Sunday, November 09, 2008

Now more Hot Air- Carbon taxes now!

Sep, 2008
A taxing problem

Speculator IR magazine, Sept 2008

Ian Williams argues against cap and trade

In Kyoto, 10 years and many hurricanes ago, when most governments began to suspect there might be something in this climate change business, the carrot that drew the Washington donkeys nibbling a little way down the road was the idea of a carbon emissions market.

It was the high tide of the neo-liberal consensus, before the tech bubble, Enron, Bear Stearns, and so on. Taxes were toxic and then-President Clinton's briefly mumbled invocation of carbon taxes was drowned out by clamorous coal and oil lobbyists who could call for backup from the host of voters who saw taxation of any kind as an unconstitutional, cruel and unusual punishment. Clinton did what he did so well and so often: he folded.

Instead, the argument went, companies and countries would set caps on emissions and efficient companies or countries would be able to trade what they saved with those that went over their caps. In the US, with some cities smelling and looking like Beijing in an off-Olympic month, the coughing citizenry and the acid rain pock-marking car bodies and killing trees had provided the political impetus for a cap-and-trade system for sulfur emissions that worked quite well.
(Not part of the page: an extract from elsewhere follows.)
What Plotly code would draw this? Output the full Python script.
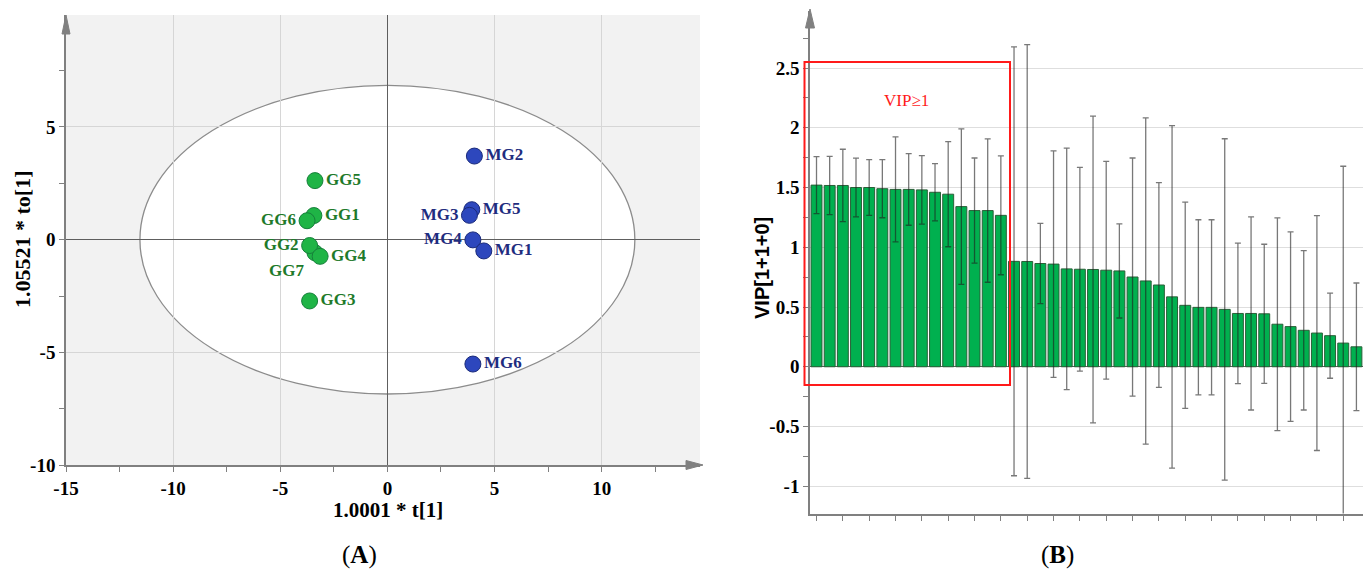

However, until recently it looked like the people in underdeveloped tropical countries would be the first to suffer the greenhouse-induced drought or drown syndrome, so who cared? Certainly few worried enough to swap their SUV for a hybrid, or to turn down the A/C. Then, this year, the price of oil finally sent what economists call 'a signal' loud enough for American consumers to receive. People began to drive less and use public transport, while Detroit suddenly realized that the game was up for gas-guzzling behemoths.

Environmentalists point out that a higher oil price sends other signals as well - to the producers, the miners of coal and tar sands, both huge sources of emissions, whose otherwise marginal profitability is boosted by oil prices. Meanwhile, between the bankers, the traders and the green lobby, carbon trading is suddenly the fashion of the year, with confident predictions that any new administration will implement it.

But let's take our foot off the pedal for a moment. The debate on the failed Warner Lieberman bill in the Senate this summer showed the complexities of a cap-and-trade system. This is not a market for tangible commodities between consumers and producers but for permissions from a government creating a whole new class of regulators, rentiers and arbitrageurs.

In fact, a straightforward carbon tax would be much more market-friendly, despite the residual bad karma attached to taxation. It would invoke real market mechanisms that would restrain consumption and make innovation and pollution control directly profitable for producers.

If a new president and Congress introduced carbon taxes, would gangs of oil tycoons swarm aboard tankers in Boston Harbor and dump the cargo overboard? Probably not. A few more Katrinas should send the appropriate signal, however. The time has come to reconsider taxation.